Here’s what he had to say…
At the moment lenders are having to model a really unusual collection of circumstances encompassing rising interest rates, higher inflation, different economic situations in different industries, some doing well, some not – and then pick who will be the winners and losers in various sectors. This is not a situation many credit people or new business people will have faced in their entire careers.
If you’re the CEO of a business or bank trying to grow and develop a really strong equity story and value for shareholders, then there is arguably still an excess of liquidity out there. You need to define your point of differentiation that will allow you to win in your chosen markets. Worryingly, at the moment I don’t think I see enough lenders being specialist enough to have a point of differentiation in the eyes of their customers.
The Financial Conduct Authority’s incoming Consumer Duty rules are super important. Banks will be aware of this but I’m hoping that smaller lenders are taking this very seriously, too. As Funding XChange chairman I see how we help a lot of lenders to take Consumer Duty extremely seriously. But it’s yet to be seen whether smaller lenders have got the resources to deal with that comprehensively, particularly if they’re trying to set themselves up for a successful equity story event at some point.
Consumer Duty is focused on a good customer outcome and brings in a set of rules based around four outcomes of products and services, price and value, consumer understanding and consumer support. It’s about how you as a lender ensure that you have sold not just a loan or asset finance or something but you’ve actually delivered a good customer outcome and that they have understood what they’ve bought and any choice they may have had as an alternative – and crucially that you can evidence that to people as and when required.

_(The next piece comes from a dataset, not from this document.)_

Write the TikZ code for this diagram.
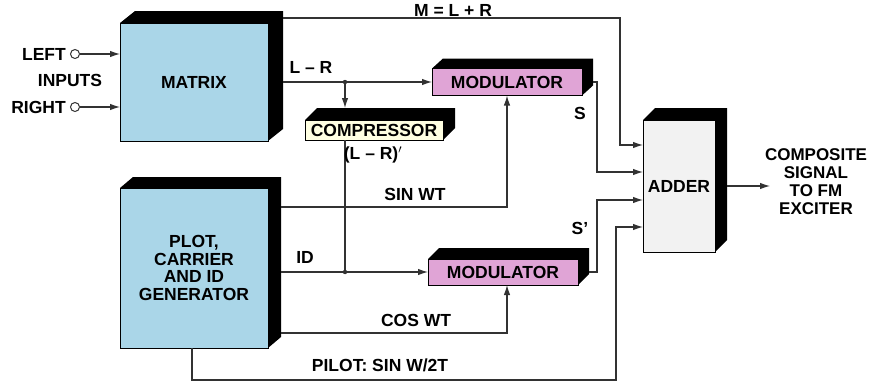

Although there is no suggestion Consumer Duty will be applied retrospectively, it might be in the future and at that point, you’re really going to need a central record keeping solution such as Likezero to provide insights into your current documentation and evidence risks in your portfolio.
There’s been a lot of focus on front office automation, trying to take out some of the cost of onboarding clients or winning new clients for lenders. I’m not sure there’s been enough focus on some of the back office processes and understanding where they’ve historically got risks – we’ve sort of seen this with recent market pressures where historic misreporting has arguably led to downfalls. So, I do hope that people are just as focussed on accurate record keeping, as well as improving the more exciting front end. There’s definitely a need for investment in back office processes.
I’m not sure senior management teams are doing enough to consider whether their current systems are fit for purpose, let alone evaluate some of the available solutions. It’s one of those situations where hindsight is a wonderful thing. I’d like to see more senior teams proactively trying to understand where the risks are so that they’re able to deal with them more effectively when they arise. Trusting you have a central repository of loans documents and that you can rely on the associated data to help make decisions is a good place to start.
Generally, it’s the pressure on sales in the front office. It’s the need for growth that tends to drive investment as opposed to making sure everything in the back end is properly sorted as well. My favourite word in life and business is ‘balance’. In business, this is about boards considering the balance of their investment as they chase the equity growth story. I just think that’s why you’ve got to seriously consider technology solutions that future-proof your organisation against the changing landscape and help with a balanced approach.
If you take some of the derivatives contracts that Likezero helps understand at the moment, there can be huge sums attached to that. In the commercial space, whilst the individual contracts may not be massive, the collective contracts for even a small or mid-sized bank are significant. And therefore understanding where you might have some challenges, and getting yourself set up for the future, just makes a lot of sense to me. The software also helps us to optimise the pricing of contracts and generate opportunities, while reducing risk of misreporting etc. Taking an automated approach allows teams to spend time on much higher-value add activities and increase deal execution.